Favourite accessories: Gone are last season's towering heels. Instead, laced up boots, worn by both genders were a staple in this show. And how could we ignore the animal-shaped bags? An anteater, a lion, a snake... take your pick from the animal kingdom to add a touch of whimsy to any #OOTD.
VALENTINO: THE FASHION UNIFORM
First impressions: This season, we've seen many designers make the case for unisex dressing and inclusivity, and in his own way, so did Pierpaolo Piccioli. Besides sending male models down the runway, he also put a coat that opened the men's show on a female model, and included trans and curvy models in his line up.

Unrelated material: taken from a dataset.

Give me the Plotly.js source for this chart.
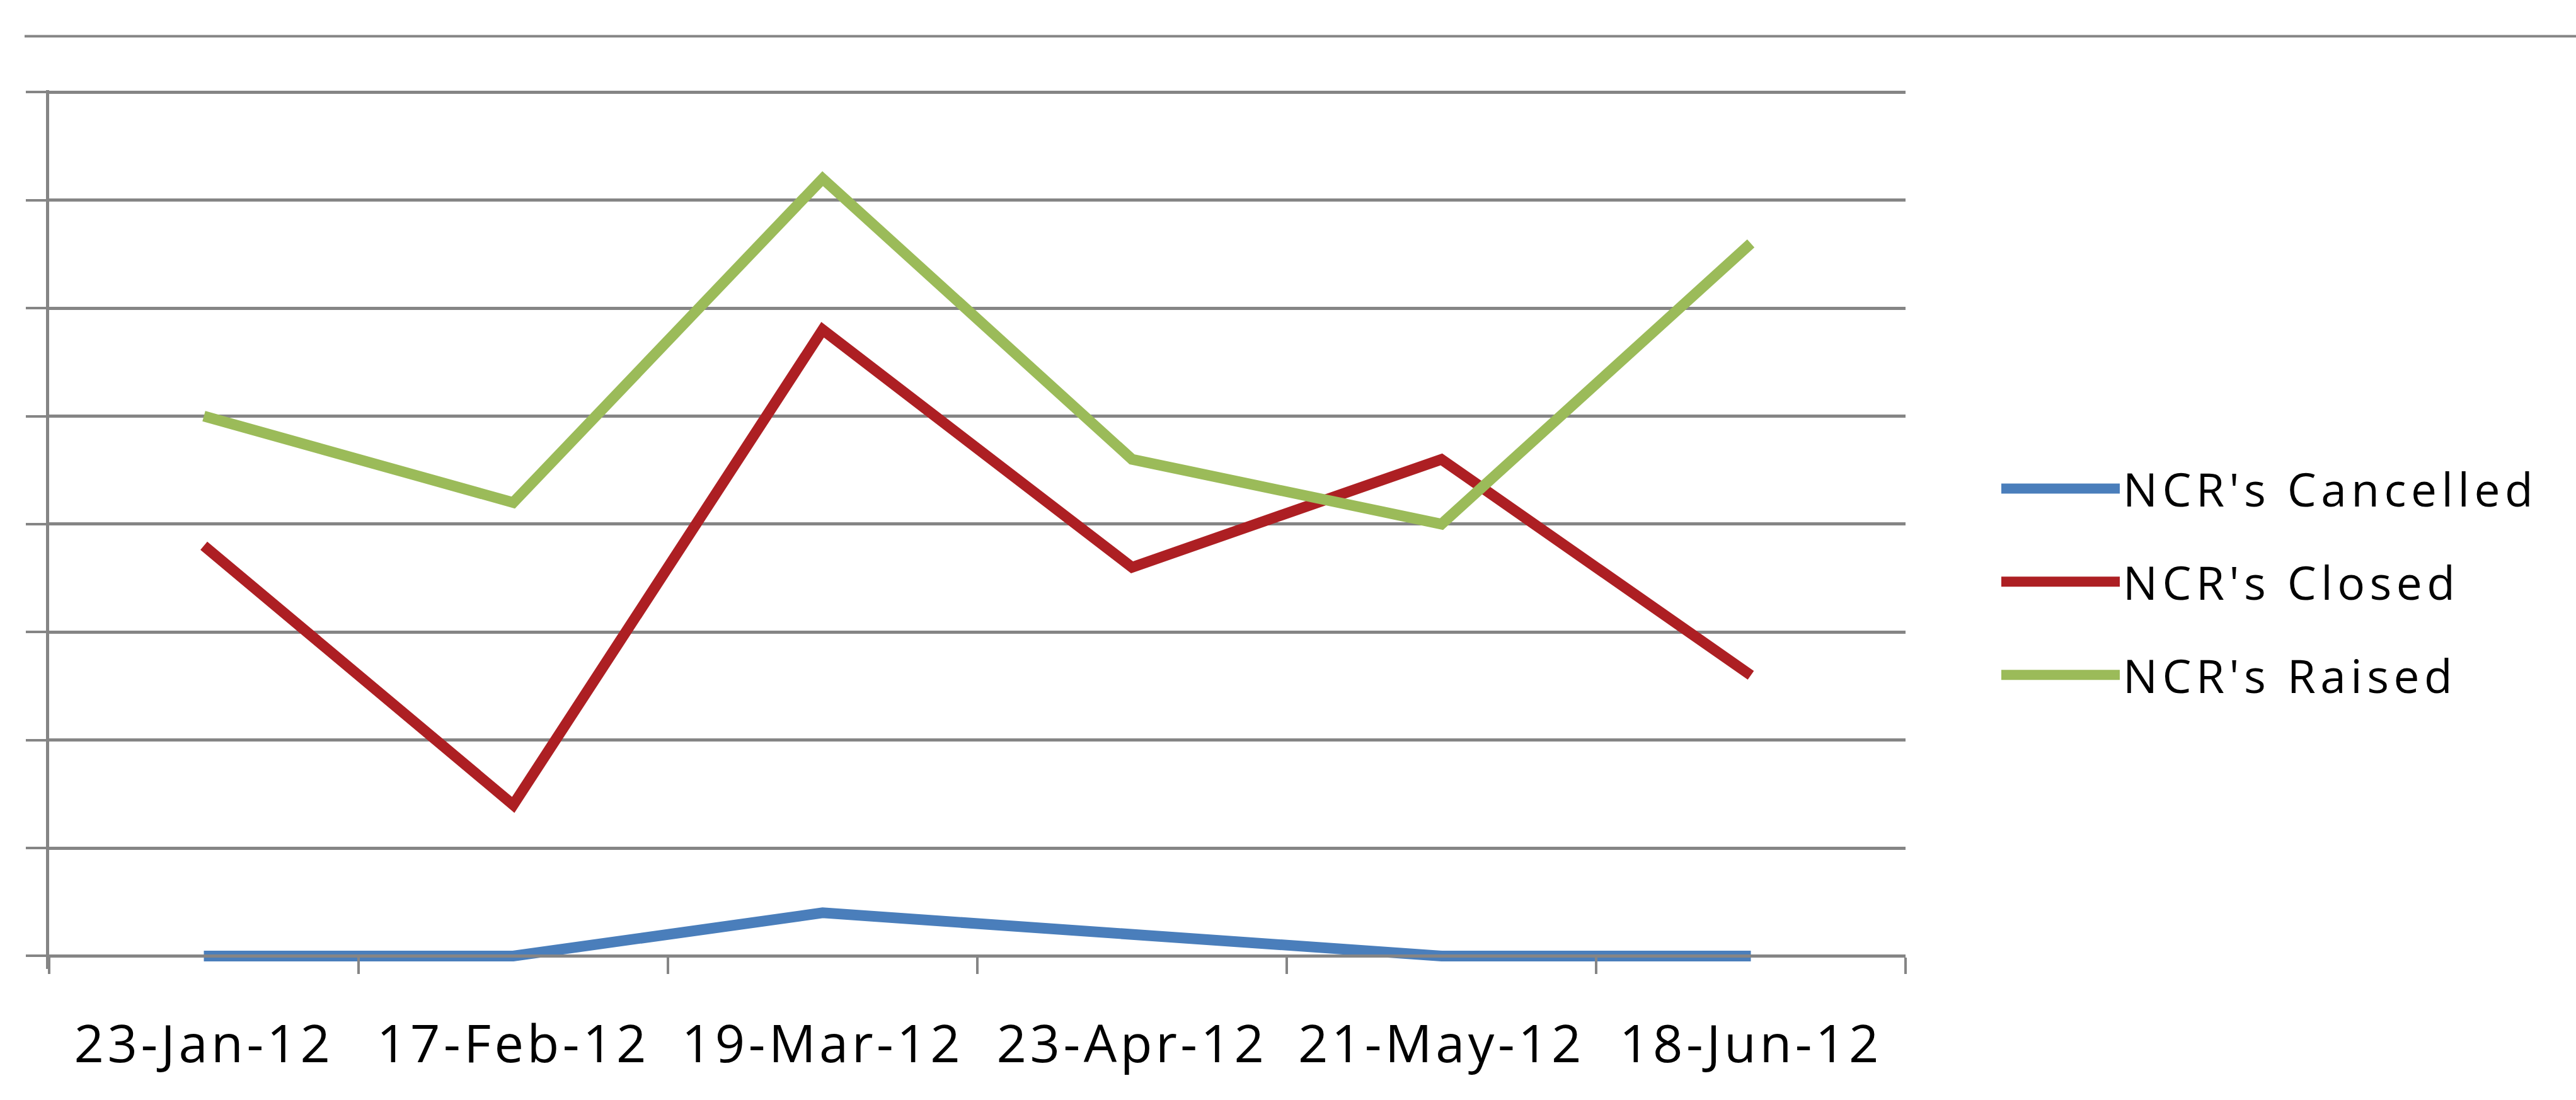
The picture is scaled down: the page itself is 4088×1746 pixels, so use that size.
<!DOCTYPE html>
<html><head><meta charset="utf-8">
<script src="https://cdn.plot.ly/plotly-3.0.1.min.js"></script>
<style>
html,body{margin:0;padding:0;background:#fff;}
#chart{width:4088px;height:1746px;}
.xtick text{letter-spacing:5.5px;}
.legendtext{letter-spacing:7.5px;}
.legendlines path{stroke-width:16px !important;}
</style></head><body><div id="chart"></div>
<script>
const categories = ['23-Jan-12','17-Feb-12','19-Mar-12','23-Apr-12','21-May-12','18-Jun-12'];
const cancelled = [0, 0, 2, 1, 0, 0];
const closed = [19, 7, 29, 18, 23, 13];
const raised = [25, 21, 36, 23, 20, 33];
const seriesNames = ["NCR's Cancelled", "NCR's Closed", "NCR's Raised"];

const colors = ['#4A7EBB', '#AD1F23', '#9BBB59'];
const seriesValues = [cancelled, closed, raised];

const traces = seriesValues.map((vals, i) => ({
  type: 'scatter', mode: 'lines',
  x: categories, y: vals, name: seriesNames[i],
  legendgroup: 'g' + i,
  line: {color: colors[i], width: 17},
  hoverinfo: 'skip'
}));

const W = 4088, H = 1746;
const plotL = 78, plotR = 3024, zeroY = 1517, topGridY = 146;
const pad = 0.6;   // value units below zero so the zero line is not clipped
const padTop = 0.1; // so the top gridline is drawn
const ymax = 40;
const pxPerUnit = (zeroY - topGridY) / ymax;
const plotB = zeroY + pad * pxPerUnit;
const plotT = topGridY - padTop * pxPerUnit;
const plotH = plotB - plotT;

const gray = '#858585';
const layout = {
  width: W, height: H,
  margin: {l: plotL, r: W - plotR, t: plotT, b: H - plotB, pad: 0},
  paper_bgcolor: '#ffffff', plot_bgcolor: '#ffffff',
  font: {family: '"Open Sans", "Liberation Sans", sans-serif', color: '#000000'},
  showlegend: true,
  legend: {
    x: (3171 - plotL) / (plotR - plotL), xanchor: 'left',
    y: (plotB - 923) / plotH, yanchor: 'middle',
    font: {size: 73, color: '#000000'},
    traceorder: 'grouped', tracegroupgap: 50,
    itemwidth: 188, bgcolor: 'rgba(0,0,0,0)', borderwidth: 0
  },
  xaxis: {
    type: 'category', anchor: 'free', position: pad / (ymax + pad + padTop),
    range: [-0.5, categories.length - 0.5],
    showline: true, linecolor: gray, linewidth: 5,
    ticks: 'outside', tickson: 'boundaries', ticklen: 26, tickwidth: 4, tickcolor: gray,
    showgrid: false, zeroline: false,
    tickfont: {size: 83, color: '#000000'},
    ticklabelstandoff: 66,
    fixedrange: true
  },
  yaxis: {
    range: [-pad, ymax + padTop], dtick: 5, tick0: 0,
    showline: true, linecolor: gray, linewidth: 5,
    ticks: 'outside', ticklen: 32, tickwidth: 4, tickcolor: gray,
    showgrid: true, gridcolor: gray, gridwidth: 5,
    zeroline: false, showticklabels: false,
    fixedrange: true
  },
  shapes: [{
    type: 'line', xref: 'paper', yref: 'paper',
    x0: (39 - plotL) / (plotR - plotL), x1: (W - plotL) / (plotR - plotL),
    y0: (plotB - 57) / plotH, y1: (plotB - 57) / plotH,
    line: {color: gray, width: 4}
  }]
};

Plotly.newPlot('chart', traces, layout, {displayModeBar: false, staticPlot: true});
</script></body></html>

Favourite looks: We're at the end of Paris Fashion Week, and head-to-toe black seems to be the look du jour for the season. For spring/summer 2020, Pierpaolo Piccioli did neon brights and feathers. This time around, he was toned it down many notches, with an all-black ensemble starting the show, before finally segueing into the bold red Valentino is known of, and finishing off with evening looks replete with florals, lace and sequins.
Favourite accessories: For most of the collection, the models sported comfortable and practical-looking flatform boots, which were the perfect juxtaposition to the sheer looks and ethereal gowns.
GIVENCHY: THE BOSS OF ME
First impressions: As we streamed into the Givenchy show venue, a cloud of billowing red smoke was there to greet us... only to unveil rows and rows of smartly suited gentlemen with drink carts profferring champagne and more. This bright, almost ominous-looking red would turn out to be one of the key colours Clare Waight Keller would use in her fall/winter 2020 collection, alongside black and white in solid, striped, colourblocked and patterned variations.
Favourite looks: This is a collection designed for the #GirlBoss. Strong shoulders, well-tailored suits and classic coats to rule the boardroom, easy breezy dresses for the weekend, and then a touch of old Hollywood glamour for formal dinners thanks to the monochrome evening looks embellished with fringe and tassels.
Favourite accessories: The bags have been upsized, with clutches as long as a woman's torso, and roomy totes that give meaning to the phrase "everything but the kitchen sink". We're fans, though. Micro bags may be trending, but as we all know, you probably have to carry more than just a credit card and lipstick in real life.
SACAI: SPACE & TIME
First impressions: Up the staircase and into a floor that's stripped bare, in a building that looks to be still under construction. This is where Chitose Abe worked her magic, bringing to fruition the idea of movement, and how silhouettes of clothing can morph when it's wearer is in motion. "I want to show you something," breathed Uma Thurman, a line from the sci-fi movie Gattaca, and we were off on an out-of-this-world adventure with Sacai.
Favourite looks: Abe is a skillful master at mixing different colours and textures, and this season, she plays up that strength even more, interspersing knits with velvet and leather, dabbling in silks and fabrics with a beautiful sheen and experimenting with silhouettes that would look right at home on the couture runways.
Favourite accessories: The use of chains, seen on earrings, necklaces, shoes and even bags, brought a tougher, 'street' edge to the looks. Our favourite combination? The looks that paired the chunky earrings with the more dainty pearl necklaces (some of which have been sewn directly onto the clothing), was a great take on masculine meets feminine.